糖尿病の治療の基本は
食事療法と運動療法です
糖尿病の治療の基本は食事療法と運動療法です。食事・運動療法を行っても目標の血糖値やHbA1cまで下がらない場合には、内服薬や注射を用いることになります。
食事・運動療法
糖尿病の基本の治療です。
内服薬・注射
食事・運動療法を行っても目標の血糖値や
HbA1cまで下がらない場合に使用。
最終的に糖尿病がない人と同じ
くらいの健康寿命を達成(目標)
血糖値をなるべく正常に近づけることでさまざまな合併症を抑え、最終的に糖尿病がない人と同じぐらいの健康寿命*を達成することが目標となります。
*健康寿命とは?
平均寿命のうち、健康で活動的に暮らせる期間のことをいいます。糖尿病の人は糖尿病でない人に比べ、平均寿命も健康寿命も短いと言われています。
食事療法
食事療法で最も大切なことは、その人にとって適正なエネルギー量の食事を摂ることです。2番目に大切なことは、炭水化物・タンパク質・脂質が血糖に与える変化を理解して、食べる順番や食べる早さに注意を払いながら、バランスよく食べることです。最近は炭水化物制限・糖質制限が話題となっていますが、極端な制限はさまざまな悪影響が出る危険がありますので、避けた方がよいでしょう。さらに詳しい栄養指導を受けたい場合は、当院では豊橋市民病院などと連携して、糖尿病教室や教育入院を受けることをおすすめしています。
- 適正なエネルギー量の食事を摂ること
- 食べる順番や食べるスピードに注意しバランスよく食べること
運動療法
運動を行うことで、カロリーを消費して血糖を下げることができます。
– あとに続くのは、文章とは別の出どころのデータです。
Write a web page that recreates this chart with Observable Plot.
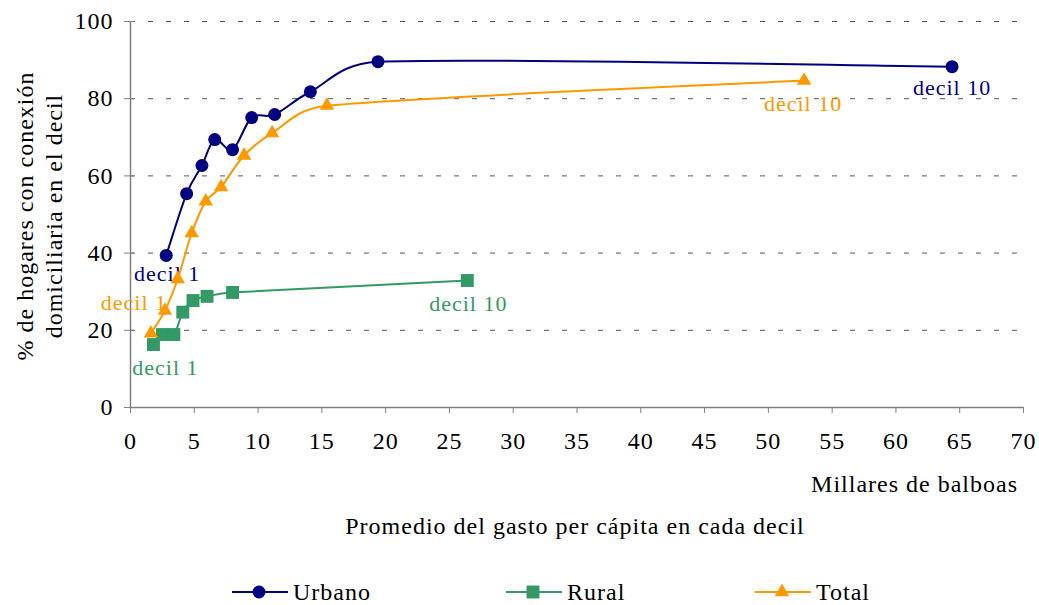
<!DOCTYPE html>
<html><head><meta charset="utf-8">
<script src="https://cdn.jsdelivr.net/npm/d3@7"></script>
<script src="https://cdn.jsdelivr.net/npm/@observablehq/plot@0.6"></script>
<style>
body{margin:0;background:#fff;}
#wrap{position:relative;width:1039px;height:605px;font-family:"Liberation Serif","Times New Roman",serif;color:#000;overflow:hidden;}
.t{position:absolute;font-size:24px;letter-spacing:1px;line-height:1;white-space:nowrap;}
</style></head><body><div id="wrap"></div>
<script>
// ---- data ----
const seriesNames = ["Urbano", "Rural", "Total"];
const urbanoX = [2.8, 4.4, 5.6, 6.6, 8.0, 9.5, 11.3, 14.1, 19.4, 64.4];
const urbanoY = [39.4, 55.4, 62.7, 69.4, 66.8, 75.1, 75.9, 81.8, 89.6, 88.3];
const ruralX = [1.8, 2.5, 3.4, 4.1, 4.9, 6.0, 8.0, 26.4];
const ruralY = [16.3, 18.9, 18.9, 24.7, 27.7, 28.8, 29.8, 32.9];
const totalX = [1.6, 2.7, 3.7, 4.8, 5.9, 7.1, 8.9, 11.1, 15.4, 52.8];
const totalY = [19.2, 25.1, 33.3, 45.2, 53.4, 57.1, 65.3, 71.1, 78.2, 84.7];
const xTicks = [0, 5, 10, 15, 20, 25, 30, 35, 40, 45, 50, 55, 60, 65, 70];
const yTicks = [0, 20, 40, 60, 80, 100];
const firstLabel = "decil 1";
const lastLabel = "decil 10";
const xTitle = "Millares de balboas";
const xSubTitle = "Promedio del gasto per cápita en cada decil";
const yTitle = ["% de hogares con conexión", "domiciliaria en el decil"];

// ---- styling ----
const colors = {Urbano: "#000080", Rural: "#339966", Total: "#FF9900"};
const symbols = {Urbano: "circle", Rural: "square", Total: "triangle"};
const radii = {Urbano: 6.5, Rural: 7.3, Total: 5.4};
const fontFamily = '"Liberation Serif","Times New Roman",serif';
const W = 1039, H = 450, ML = 130, MR = 16, MT = 21, MB = 43;

// Spreadsheet-style smoothed line: Catmull-Rom Bezier (1/6 arms) with arms clamped on short segments
function SmoothCurve(context) { this._context = context; }
SmoothCurve.prototype = {
  areaStart() {}, areaEnd() {},
  lineStart() { this._pts = []; },
  point(x, y) { this._pts.push([+x, +y]); },
  lineEnd() {
    const p = this._pts, n = p.length, ctx = this._context;
    if (!n) return;
    ctx.moveTo(p[0][0], p[0][1]);
    for (let i = 0; i < n - 1; i++) {
      const p0 = p[Math.max(i - 1, 0)], p1 = p[i], p2 = p[i + 1], p3 = p[Math.min(i + 2, n - 1)];
      const seg = Math.hypot(p2[0] - p1[0], p2[1] - p1[1]);
      const clamp = v => {
        const l = Math.hypot(v[0], v[1]), m = 0.5 * seg;
        return l > m && l > 0 ? [v[0] * m / l, v[1] * m / l] : v;
      };
      const a = clamp([(p2[0] - p0[0]) / 6, (p2[1] - p0[1]) / 6]);
      const b = clamp([(p3[0] - p1[0]) / 6, (p3[1] - p1[1]) / 6]);
      ctx.bezierCurveTo(p1[0] + a[0], p1[1] + a[1], p2[0] - b[0], p2[1] - b[1], p2[0], p2[1]);
    }
  }
};
const smooth = context => new SmoothCurve(context);

const toRows = (xs, ys) => xs.map((x, i) => ({x, y: ys[i]}));
const data = {
  Urbano: toRows(urbanoX, urbanoY),
  Rural: toRows(ruralX, ruralY),
  Total: toRows(totalX, totalY)
};
// label offsets (px) relative to the first/last point of each series
const labelOffsets = {
  Urbano: {first: [1, 19], last: [0, 21]},
  Rural: {first: [12, 23], last: [1, 23]},
  Total: {first: [-17, -30], last: [-1, 23]}
};

const seriesMarks = seriesNames.flatMap(name => {
  const rows = data[name];
  const c = colors[name];
  const o = labelOffsets[name];
  return [
    Plot.line(rows, {x: "x", y: "y", curve: smooth, stroke: c, strokeWidth: 2}),
    Plot.dot(rows, {x: "x", y: "y", symbol: symbols[name], r: radii[name], fill: c, stroke: null}),
    Plot.text([rows[0]], {x: "x", y: "y", text: () => firstLabel, fill: c, dx: o.first[0], dy: o.first[1], fontSize: 22, fontFamily}),
    Plot.text([rows[rows.length - 1]], {x: "x", y: "y", text: () => lastLabel, fill: c, dx: o.last[0], dy: o.last[1], fontSize: 22, fontFamily})
  ];
});

const chart = Plot.plot({
  width: W,
  height: H,
  marginTop: MT,
  marginLeft: ML,
  marginRight: MR,
  marginBottom: MB,
  style: {fontFamily, fontSize: "24px", background: "transparent", overflow: "visible", letterSpacing: "1px"},
  x: {domain: [0, 70]},
  y: {domain: [0, 100]},
  marks: [
    Plot.gridY(yTicks, {stroke: "#555", strokeOpacity: 1, strokeDasharray: "5,13"}),
    Plot.axisX(xTicks, {tickSize: 6, tickPadding: 18, label: null, stroke: "#808080", fill: "#000", fontSize: 24}),
    Plot.axisY(yTicks, {tickSize: 6, tickPadding: 11, label: null, stroke: "#808080", fill: "#000", fontSize: 24}),
    // inner half of the crossing y ticks
    Plot.ruleY(yTicks, {stroke: "#808080", insetRight: (W - ML - MR) - 4}),
    Plot.ruleX([0], {stroke: "#808080", strokeWidth: 1.5}),
    Plot.ruleY([0], {stroke: "#808080", strokeWidth: 1.5}),
    ...seriesMarks
  ]
});

const wrap = document.getElementById("wrap");
chart.style.position = "absolute";
chart.style.left = "0px";
chart.style.top = "0px";
wrap.appendChild(chart);

function addText(txt, css) {
  const d = document.createElement("div");
  d.className = "t";
  d.textContent = txt;
  Object.assign(d.style, css);
  wrap.appendChild(d);
  return d;
}
addText(xTitle, {right: "21px", top: "472px"});
addText(xSubTitle, {left: "575px", top: "514px", transform: "translateX(-50%)"});

// y title (two lines, rotated)
const yt = document.createElement("div");
yt.className = "t";
Object.assign(yt.style, {left: "-160px", top: "187px", width: "400px", height: "58px", lineHeight: "29px",
  textAlign: "center", transform: "rotate(-90deg)", transformOrigin: "50% 50%"});
yt.innerHTML = yTitle.map(s => `<div>${s}</div>`).join("");
wrap.appendChild(yt);

// legend
const legendLeft = {Urbano: 232, Rural: 506, Total: 755};
seriesNames.forEach(name => {
  const item = document.createElement("div");
  item.className = "t";
  Object.assign(item.style, {left: legendLeft[name] + "px", top: "580px", height: "24px", display: "flex", alignItems: "center"});
  const sym = {circle: d3.symbolCircle, square: d3.symbolSquare, triangle: d3.symbolTriangle}[symbols[name]];
  const path = d3.symbol(sym, Math.PI * radii[name] * radii[name])();
  item.innerHTML = `<svg width="56" height="20" style="overflow:visible"><line x1="0" x2="56" y1="10" y2="10" stroke="${colors[name]}" stroke-width="2"/><path d="${path}" transform="translate(27,10)" fill="${colors[name]}"/></svg><span style="margin-left:5px">${name}</span>`;
  wrap.appendChild(item);
});
</script>
</body></html>
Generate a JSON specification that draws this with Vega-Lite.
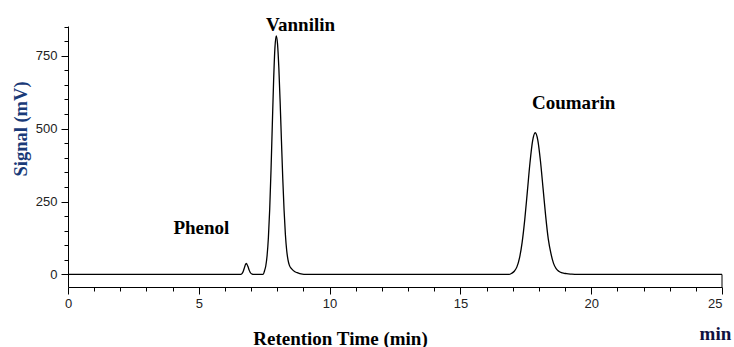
{
  "$schema": "https://vega.github.io/schema/vega-lite/v6.json",
  "width": 654,
  "height": 261,
  "autosize": {"type": "none"},
  "padding": {"left": 68, "top": 26, "right": 12, "bottom": 60},
  "background": "white",
  "config": {
    "view": {"stroke": null},
    "axis": {"grid": false, "domainColor": "#000", "tickColor": "#000", "domainWidth": 1, "tickWidth": 1, "labelFont": "Liberation Sans", "labelFontSize": 13, "labelColor": "#222"}
  },
  "resolve": {"axis": {"x": "independent", "y": "independent"}},
  "layer": [
    {
      "data": {"values": [
        {"t": 0, "signal": 0}, {"t": 6.6, "signal": 0}, {"t": 6.65, "signal": 3}, {"t": 6.7, "signal": 11}, {"t": 6.75, "signal": 25}, {"t": 6.78, "signal": 33}, {"t": 6.81, "signal": 38}, {"t": 6.84, "signal": 35}, {"t": 6.88, "signal": 27}, {"t": 6.93, "signal": 14}, {"t": 6.98, "signal": 5}, {"t": 7.04, "signal": 1}, {"t": 7.1, "signal": 0},
        {"t": 7.46, "signal": 0}, {"t": 7.51, "signal": 12}, {"t": 7.56, "signal": 29}, {"t": 7.61, "signal": 64}, {"t": 7.66, "signal": 126}, {"t": 7.71, "signal": 223}, {"t": 7.76, "signal": 356}, {"t": 7.81, "signal": 513}, {"t": 7.86, "signal": 665}, {"t": 7.91, "signal": 777}, {"t": 7.96, "signal": 818}, {"t": 8.01, "signal": 790}, {"t": 8.06, "signal": 708}, {"t": 8.11, "signal": 590}, {"t": 8.16, "signal": 457}, {"t": 8.21, "signal": 328}, {"t": 8.26, "signal": 220}, {"t": 8.31, "signal": 137}, {"t": 8.36, "signal": 82}, {"t": 8.41, "signal": 50}, {"t": 8.46, "signal": 32}, {"t": 8.56, "signal": 18}, {"t": 8.66, "signal": 10}, {"t": 8.76, "signal": 6}, {"t": 8.86, "signal": 3}, {"t": 8.96, "signal": 1}, {"t": 9.06, "signal": 0},
        {"t": 16.86, "signal": 0}, {"t": 16.96, "signal": 4}, {"t": 17.06, "signal": 11}, {"t": 17.16, "signal": 26}, {"t": 17.26, "signal": 57}, {"t": 17.36, "signal": 110}, {"t": 17.46, "signal": 188}, {"t": 17.56, "signal": 285}, {"t": 17.66, "signal": 383}, {"t": 17.76, "signal": 458}, {"t": 17.86, "signal": 486}, {"t": 17.96, "signal": 460}, {"t": 18.06, "signal": 389}, {"t": 18.16, "signal": 295}, {"t": 18.26, "signal": 200}, {"t": 18.36, "signal": 121}, {"t": 18.46, "signal": 72}, {"t": 18.56, "signal": 38}, {"t": 18.66, "signal": 20}, {"t": 18.76, "signal": 11}, {"t": 18.86, "signal": 6}, {"t": 18.96, "signal": 4}, {"t": 19.06, "signal": 3}, {"t": 19.26, "signal": 1}, {"t": 19.46, "signal": 0},
        {"t": 25, "signal": 0}
      ]},
      "mark": {"type": "line", "color": "#000", "strokeWidth": 1.3, "interpolate": "monotone"},
      "encoding": {
        "x": {
          "field": "t", "type": "quantitative",
          "scale": {"domain": [0, 25], "nice": false, "zero": false},
          "axis": {
            "orient": "bottom",
            "title": "Retention Time (min)",
            "titleFont": "Liberation Serif", "titleFontWeight": "bold", "titleFontSize": 19, "titleColor": "#000",
            "titleX": 272, "titleY": 57, "titleAlign": "center", "titleBaseline": "alphabetic",
            "values": [0, 5, 10, 15, 20, 25],
            "tickSize": 7,
            "labelFlush": false, "labelOverlap": false, "labelPadding": 3,
            "labelAlign": {"condition": {"test": "datum.value === 25", "value": "right"}, "value": "center"}
          }
        },
        "y": {
          "field": "signal", "type": "quantitative",
          "scale": {"domain": [-43, 852], "nice": false, "zero": false},
          "axis": {
            "orient": "left",
            "title": "Signal (mV)",
            "titleFont": "Liberation Serif", "titleFontWeight": "bold", "titleFontSize": 18.5, "titleColor": "#1a3a78",
            "titleX": -48, "titleY": 102.5, "titleAlign": "center", "titleBaseline": "middle",
            "values": [0, 250, 500, 750],
            "tickSize": 7,
            "labelOverlap": false, "labelPadding": 4, "labelFlush": false
          }
        }
      }
    },
    {
      "data": {"values": [
        {"t": 8.89, "signal": 836, "label": "Vannilin"},
        {"t": 5.10, "signal": 140, "label": "Phenol"},
        {"t": 19.33, "signal": 568, "label": "Coumarin"}
      ]},
      "mark": {"type": "text", "font": "Liberation Serif", "fontWeight": "bold", "fontSize": 19, "baseline": "alphabetic", "align": "center", "color": "#000"},
      "encoding": {
        "x": {"field": "t", "type": "quantitative", "axis": null},
        "y": {"field": "signal", "type": "quantitative", "axis": null},
        "text": {"field": "label"}
      }
    },
    {
      "data": {"values": [{}]},
      "mark": {"type": "rule", "color": "#000", "strokeWidth": 1},
      "encoding": {
        "x": {"datum": 25, "type": "quantitative", "axis": {"orient": "bottom", "title": null, "labels": false, "domain": false, "tickSize": 4, "values": [1,2,3,4,6,7,8,9,11,12,13,14,16,17,18,19,21,22,23,24]}},
        "y": {"datum": 0, "type": "quantitative", "axis": {"orient": "left", "title": null, "labels": false, "domain": false, "tickSize": 4, "values": [50,100,150,200,300,350,400,450,550,600,650,700,800,850]}},
        "y2": {"datum": -43}
      }
    },
    {
      "data": {"values": [{}]},
      "mark": {"type": "text", "font": "Liberation Serif", "fontWeight": "bold", "fontSize": 19, "baseline": "alphabetic", "align": "center", "color": "#10123f"},
      "encoding": {
        "x": {"datum": 24.75, "type": "quantitative", "axis": null},
        "y": {"datum": -225, "type": "quantitative", "axis": null},
        "text": {"value": "min"}
      }
    }
  ]
}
また運動すると筋肉内の血流が増えることにより、インスリンが効きやすくなるという効果も認められます。具体的には1回15〜30分間の散歩を1日2回行うことがすすめられていますが、できる範囲で構いません。毎日が無理なら2日に1回でもよいですし、1回に10分でもよいでしょう。とにかく運動することを習慣にして長続きさせることが大切です。
薬物療法
経口薬
- インスリンの働きを改善する薬
- インスリンの分泌を促進する薬
- 糖の吸収や排泄を調節する薬
注射薬
- インスリン製剤
- GLP-1受容体作動薬
経口薬には、インスリンの働きを改善する薬(ビグアナイド薬、チアゾリジン薬)やインスリンの分泌を促進する薬(SU薬、速効型インスリン分泌促進薬、DPP-4阻害薬)、糖の吸収や排泄を調節する薬(α-グルコシダーゼ阻害薬、SGLT2阻害薬)などがあります。また、注射薬にはインスリン製剤とGLP-1受容体作動薬があります。
血糖値やHbA1cだけではなく、その人の年齢や肥満の程度、合併症の程度、肝臓・腎臓の機能、インスリンの分泌能、インスリン抵抗性の程度などを総合的に評価して、どの薬物を使うかを決めます。
また、種々の経口薬や注射薬を併用する場合もあります。なお、糖尿病に高血圧や脂質異常症などの病気を合併している場合は、糖尿病だけの場合に比べて、さらに動脈硬化が進みやすいことがわかっていますので、いずれの病気もより厳格に治療を行うことが必要です。